-- Start of Data lines --

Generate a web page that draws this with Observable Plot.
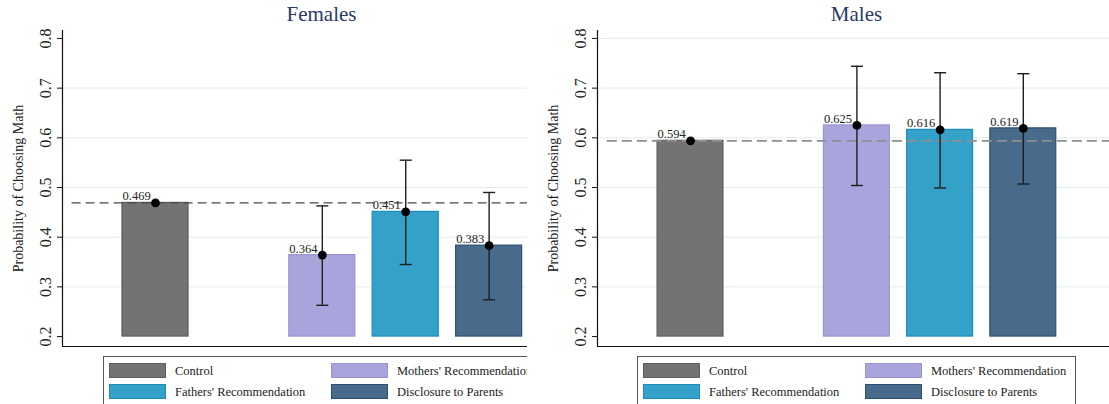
<!DOCTYPE html>
<html>
<head>
<meta charset="utf-8">
<script src="https://cdn.jsdelivr.net/npm/d3@7"></script>
<script src="https://cdn.jsdelivr.net/npm/@observablehq/plot@0.6"></script>
<style>
  body { margin:0; width:1109px; height:404px; overflow:hidden; position:relative; background:#fff; font-family:"Liberation Serif","Times New Roman",serif; }
  .panel { position:absolute; top:0; height:404px; overflow:hidden; }
  .title { position:absolute; top:4px; line-height:21px; font-size:21px; color:#2b3a67; white-space:nowrap; transform:translateX(-50%); }
  .plot { position:absolute; top:28px; left:0; }
  .legend { position:absolute; top:356px; width:439px; height:56px; border:1.3px solid #555; box-sizing:border-box; background:#fff; }
  .sw { position:absolute; width:57px; height:15px; box-sizing:border-box; border:1.3px solid; }
  .lt { position:absolute; font-size:12.5px; line-height:15px; color:#222; white-space:nowrap; }
</style>
</head>
<body>
<div id="left" class="panel" style="left:0;width:527px"></div>
<div id="right" class="panel" style="left:527px;width:582px"></div>
<script>
// ---- data ----
const categories = ["Control", "Mothers' Recommendation", "Fathers' Recommendation", "Disclosure to Parents"];
const slots = [0, 2, 3, 4];
const femaleValues = [0.469, 0.364, 0.451, 0.383];
const femaleLow    = [null, 0.263, 0.345, 0.274];
const femaleHigh   = [null, 0.463, 0.555, 0.490];
const maleValues   = [0.594, 0.625, 0.616, 0.619];
const maleLow      = [null, 0.504, 0.499, 0.507];
const maleHigh     = [null, 0.744, 0.731, 0.729];
const yTicks = [0.2, 0.3, 0.4, 0.5, 0.6, 0.7, 0.8];
const femaleGrid = [0.3, 0.4, 0.5, 0.6, 0.7];
const maleGrid = [0.3, 0.4, 0.5, 0.6, 0.7, 0.8];
const fills   = ["#737373", "#a9a4db", "#34a1c8", "#486b8c"];
const strokes = ["#5e5e5e", "#9a94d4", "#1a8dbd", "#2c4f73"];
const yLabel = "Probability of Choosing Math";
const base = 0.2;

const serif = "Liberation Serif, Times New Roman, serif";
const capSymbol = { draw(ctx) { ctx.moveTo(-6, 0); ctx.lineTo(6, 0); } };

function rows(values, low, high) {
  return categories.map((c, i) => ({cat: c, slot: slots[i], value: values[i], low: low[i], high: high[i], fill: fills[i], stroke: strokes[i]}));
}

function makePlot({data, grid, width, marginLeft, xDomain, dashStroke, dashWidth, dashArray}) {
  const halfBar = 0.396;
  const ci = data.filter(d => d.low != null);
  return Plot.plot({
    width, height: 324,
    marginLeft, marginRight: 0, marginTop: 2, marginBottom: 6,
    x: {type: "linear", domain: xDomain, axis: null},
    y: {domain: [0.18, 0.816], axis: null},
    style: {fontFamily: serif, background: "transparent", overflow: "visible"},
    marks: [
      Plot.ruleY(grid, {stroke: "#e4eded", strokeWidth: 1}),
      Plot.rectY(data, {x1: d => d.slot - halfBar, x2: d => d.slot + halfBar, y1: base, y2: "value", fill: "fill", stroke: "stroke", strokeWidth: 1.2}),
      Plot.ruleY([data[0].value], {x1: -1, x2: xDomain[1], stroke: dashStroke, strokeWidth: dashWidth, strokeDasharray: dashArray}),
      Plot.ruleX(ci, {x: "slot", y1: "low", y2: "high", stroke: "#1e1e1e", strokeWidth: 1.4}),
      Plot.dot(ci, {x: "slot", y: "low", symbol: capSymbol, stroke: "#1e1e1e", strokeWidth: 1.4, r: 4}),
      Plot.dot(ci, {x: "slot", y: "high", symbol: capSymbol, stroke: "#1e1e1e", strokeWidth: 1.4, r: 4}),
      Plot.dot(data, {x: "slot", y: "value", r: 4.4, fill: "#000", stroke: "none"}),
      Plot.text(data, {x: "slot", y: "value", text: d => d.value.toFixed(3), dx: -33, dy: -2.5, textAnchor: "start", lineAnchor: "bottom", fontSize: 12.5, fontFamily: serif, fill: "#222"}),
      Plot.ruleX([xDomain[0]], {stroke: "#111", strokeWidth: 1.2}),
      Plot.ruleY([0.18], {stroke: "#111", strokeWidth: 1.2}),
      Plot.axisY({ticks: yTicks, tickSize: 5, tickFormat: () => "", label: null, stroke: "#111"}),
      Plot.text(yTicks, {y: d => d, text: d => d.toFixed(1), frameAnchor: "left", dx: -17, rotate: -90, textAnchor: "middle", lineAnchor: "middle", fontSize: 16, fontFamily: serif, fill: "#222"}),
      Plot.text([yLabel], {text: d => d, frameAnchor: "left", dx: -44, rotate: -90, textAnchor: "middle", lineAnchor: "middle", fontSize: 14, fontFamily: serif, fill: "#222"})
    ]
  });
}

function legend(parent, left) {
  const box = document.createElement("div");
  box.className = "legend";
  box.style.left = left + "px";
  categories.forEach((c, i) => {
    const col = i % 2, row = Math.floor(i / 2);
    const sw = document.createElement("div");
    sw.className = "sw";
    sw.style.left = (5 + col * 222) + "px";
    sw.style.top = (6 + row * 21) + "px";
    sw.style.background = fills[i];
    sw.style.borderColor = strokes[i];
    const t = document.createElement("div");
    t.className = "lt";
    t.style.left = (71 + col * 222) + "px";
    t.style.top = (7 + row * 21) + "px";
    t.textContent = c;
    box.appendChild(sw); box.appendChild(t);
  });
  parent.appendChild(box);
}

function panel(id, title, titleCenter, opts, legendLeft) {
  const el = document.getElementById(id);
  const t = document.createElement("div");
  t.className = "title"; t.style.left = titleCenter + "px"; t.textContent = title;
  el.appendChild(t);
  const p = makePlot(opts);
  p.classList.add("plot");
  el.appendChild(p);
  legend(el, legendLeft);
}

panel("left", "Females", 321.5, {
  data: rows(femaleValues, femaleLow, femaleHigh), grid: femaleGrid,
  width: 527, marginLeft: 62, xDomain: [-1.115, 4.46],
  dashStroke: "#4a4a4a", dashWidth: 1.2, dashArray: "9,5"
}, 103);

panel("right", "Males", 329.5, {
  data: rows(maleValues, maleLow, maleHigh), grid: maleGrid,
  width: 582, marginLeft: 70, xDomain: [-1.118, 5.036],
  dashStroke: "#8f8f8f", dashWidth: 1.8, dashArray: "10,5"
}, 110);
</script>
</body>
</html>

-- End of Data lines --

§ Job: Without the pictures, output the full listing exactly as it stands.

§ Solved exercise:
Generate a web page that draws this with Observable Plot.
<!DOCTYPE html>
<html>
<head>
<meta charset="utf-8">
<script src="https://cdn.jsdelivr.net/npm/d3@7"></script>
<script src="https://cdn.jsdelivr.net/npm/@observablehq/plot@0.6"></script>
<style>
  body { margin:0; width:1109px; height:404px; overflow:hidden; position:relative; background:#fff; font-family:"Liberation Serif","Times New Roman",serif; }
  .panel { position:absolute; top:0; height:404px; overflow:hidden; }
  .title { position:absolute; top:4px; line-height:21px; font-size:21px; color:#2b3a67; white-space:nowrap; transform:translateX(-50%); }
  .plot { position:absolute; top:28px; left:0; }
  .legend { position:absolute; top:356px; width:439px; height:56px; border:1.3px solid #555; box-sizing:border-box; background:#fff; }
  .sw { position:absolute; width:57px; height:15px; box-sizing:border-box; border:1.3px solid; }
  .lt { position:absolute; font-size:12.5px; line-height:15px; color:#222; white-space:nowrap; }
</style>
</head>
<body>
<div id="left" class="panel" style="left:0;width:527px"></div>
<div id="right" class="panel" style="left:527px;width:582px"></div>
<script>
// ---- data ----
const categories = ["Control", "Mothers' Recommendation", "Fathers' Recommendation", "Disclosure to Parents"];
const slots = [0, 2, 3, 4];
const femaleValues = [0.469, 0.364, 0.451, 0.383];
const femaleLow    = [null, 0.263, 0.345, 0.274];
const femaleHigh   = [null, 0.463, 0.555, 0.490];
const maleValues   = [0.594, 0.625, 0.616, 0.619];
const maleLow      = [null, 0.504, 0.499, 0.507];
const maleHigh     = [null, 0.744, 0.731, 0.729];
const yTicks = [0.2, 0.3, 0.4, 0.5, 0.6, 0.7, 0.8];
const femaleGrid = [0.3, 0.4, 0.5, 0.6, 0.7];
const maleGrid = [0.3, 0.4, 0.5, 0.6, 0.7, 0.8];
const fills   = ["#737373", "#a9a4db", "#34a1c8", "#486b8c"];
const strokes = ["#5e5e5e", "#9a94d4", "#1a8dbd", "#2c4f73"];
const yLabel = "Probability of Choosing Math";
const base = 0.2;

const serif = "Liberation Serif, Times New Roman, serif";
const capSymbol = { draw(ctx) { ctx.moveTo(-6, 0); ctx.lineTo(6, 0); } };

function rows(values, low, high) {
  return categories.map((c, i) => ({cat: c, slot: slots[i], value: values[i], low: low[i], high: high[i], fill: fills[i], stroke: strokes[i]}));
}

function makePlot({data, grid, width, marginLeft, xDomain, dashStroke, dashWidth, dashArray}) {
  const halfBar = 0.396;
  const ci = data.filter(d => d.low != null);
  return Plot.plot({
    width, height: 324,
    marginLeft, marginRight: 0, marginTop: 2, marginBottom: 6,
    x: {type: "linear", domain: xDomain, axis: null},
    y: {domain: [0.18, 0.816], axis: null},
    style: {fontFamily: serif, background: "transparent", overflow: "visible"},
    marks: [
      Plot.ruleY(grid, {stroke: "#e4eded", strokeWidth: 1}),
      Plot.rectY(data, {x1: d => d.slot - halfBar, x2: d => d.slot + halfBar, y1: base, y2: "value", fill: "fill", stroke: "stroke", strokeWidth: 1.2}),
      Plot.ruleY([data[0].value], {x1: -1, x2: xDomain[1], stroke: dashStroke, strokeWidth: dashWidth, strokeDasharray: dashArray}),
      Plot.ruleX(ci, {x: "slot", y1: "low", y2: "high", stroke: "#1e1e1e", strokeWidth: 1.4}),
      Plot.dot(ci, {x: "slot", y: "low", symbol: capSymbol, stroke: "#1e1e1e", strokeWidth: 1.4, r: 4}),
      Plot.dot(ci, {x: "slot", y: "high", symbol: capSymbol, stroke: "#1e1e1e", strokeWidth: 1.4, r: 4}),
      Plot.dot(data, {x: "slot", y: "value", r: 4.4, fill: "#000", stroke: "none"}),
      Plot.text(data, {x: "slot", y: "value", text: d => d.value.toFixed(3), dx: -33, dy: -2.5, textAnchor: "start", lineAnchor: "bottom", fontSize: 12.5, fontFamily: serif, fill: "#222"}),
      Plot.ruleX([xDomain[0]], {stroke: "#111", strokeWidth: 1.2}),
      Plot.ruleY([0.18], {stroke: "#111", strokeWidth: 1.2}),
      Plot.axisY({ticks: yTicks, tickSize: 5, tickFormat: () => "", label: null, stroke: "#111"}),
      Plot.text(yTicks, {y: d => d, text: d => d.toFixed(1), frameAnchor: "left", dx: -17, rotate: -90, textAnchor: "middle", lineAnchor: "middle", fontSize: 16, fontFamily: serif, fill: "#222"}),
      Plot.text([yLabel], {text: d => d, frameAnchor: "left", dx: -44, rotate: -90, textAnchor: "middle", lineAnchor: "middle", fontSize: 14, fontFamily: serif, fill: "#222"})
    ]
  });
}

function legend(parent, left) {
  const box = document.createElement("div");
  box.className = "legend";
  box.style.left = left + "px";
  categories.forEach((c, i) => {
    const col = i % 2, row = Math.floor(i / 2);
    const sw = document.createElement("div");
    sw.className = "sw";
    sw.style.left = (5 + col * 222) + "px";
    sw.style.top = (6 + row * 21) + "px";
    sw.style.background = fills[i];
    sw.style.borderColor = strokes[i];
    const t = document.createElement("div");
    t.className = "lt";
    t.style.left = (71 + col * 222) + "px";
    t.style.top = (7 + row * 21) + "px";
    t.textContent = c;
    box.appendChild(sw); box.appendChild(t);
  });
  parent.appendChild(box);
}

function panel(id, title, titleCenter, opts, legendLeft) {
  const el = document.getElementById(id);
  const t = document.createElement("div");
  t.className = "title"; t.style.left = titleCenter + "px"; t.textContent = title;
  el.appendChild(t);
  const p = makePlot(opts);
  p.classList.add("plot");
  el.appendChild(p);
  legend(el, legendLeft);
}

panel("left", "Females", 321.5, {
  data: rows(femaleValues, femaleLow, femaleHigh), grid: femaleGrid,
  width: 527, marginLeft: 62, xDomain: [-1.115, 4.46],
  dashStroke: "#4a4a4a", dashWidth: 1.2, dashArray: "9,5"
}, 103);

panel("right", "Males", 329.5, {
  data: rows(maleValues, maleLow, maleHigh), grid: maleGrid,
  width: 582, marginLeft: 70, xDomain: [-1.118, 5.036],
  dashStroke: "#8f8f8f", dashWidth: 1.8, dashArray: "10,5"
}, 110);
</script>
</body>
</html>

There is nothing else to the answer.